Doctor of Philosophy (PhD)

Department

Sociology

First Advisor

Charles Gallagher - Chair

Second Advisor

Ralph LaRossa

Third Advisor

Wendy Simonds

Abstract

Research on racial border patrolling has demonstrated how people police racial borders in order to maintain socially constructed differences and reinforce divisions between racial groups and their members. Existing literature on border patrolling has primarily focused on white/black couples and multiracial families, with discussions contrasting “white border patrolling” and “black border patrolling,” in terms of differential motivations, intentions, and goals (Dalmage 2000). In my dissertation research, I examined a different type of policing racial categories and the spaces in-between these shifting boundaries. I offer up “multiracial interracial border patrolling” as a means of understanding how borderism impacts the lives of “multiracial” individuals in “interracial” relationships.

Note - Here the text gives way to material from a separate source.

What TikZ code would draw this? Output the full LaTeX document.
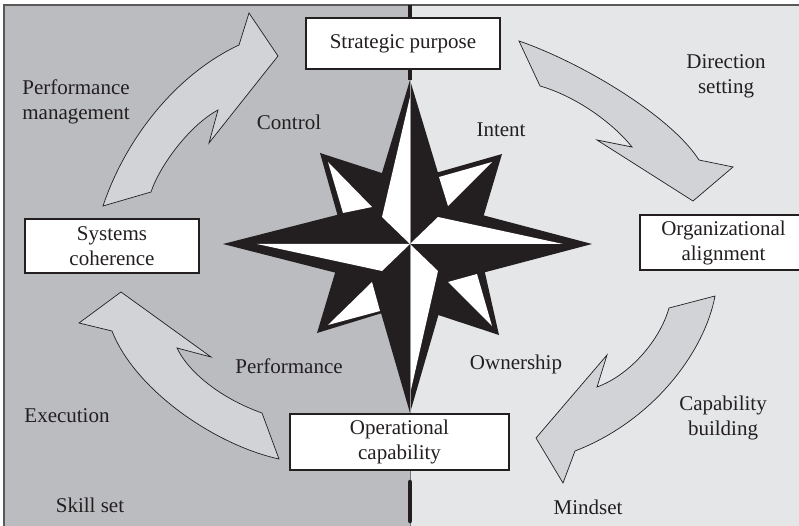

In taking a look at how both identities and relationships involve racial negotiations, I conducted 60 in-depth, face-to-face qualitative interviews with people who indicated having racially mixed parentage or heritage. Respondents shared their experiences of publicly and privately managing their sometimes shifting preferred racial identities; often racially ambiguous appearance; and situationally in/visible “interracial” relationships in an era of colorblind racism. This management included encounters with border patrolling from strangers, significant others, and self. Not only did border patrolling originate from these three sources, but also manifested itself in a variety of forms, including benevolent (positive, supportive); beneficiary (socially and sometimes economically or materially beneficial); protective, and malevolent (negative, malicious, conflictive). Throughout, I discussed the border patrolling variations that “multiracial” individuals in “interracial” relationships face. I also worked to show how people’s participation in border patrolling encouraged their production of colorblind discourses as a strategy for masking their racial attitudes and ideologies about “multiracial” individuals in “interracial” relationships.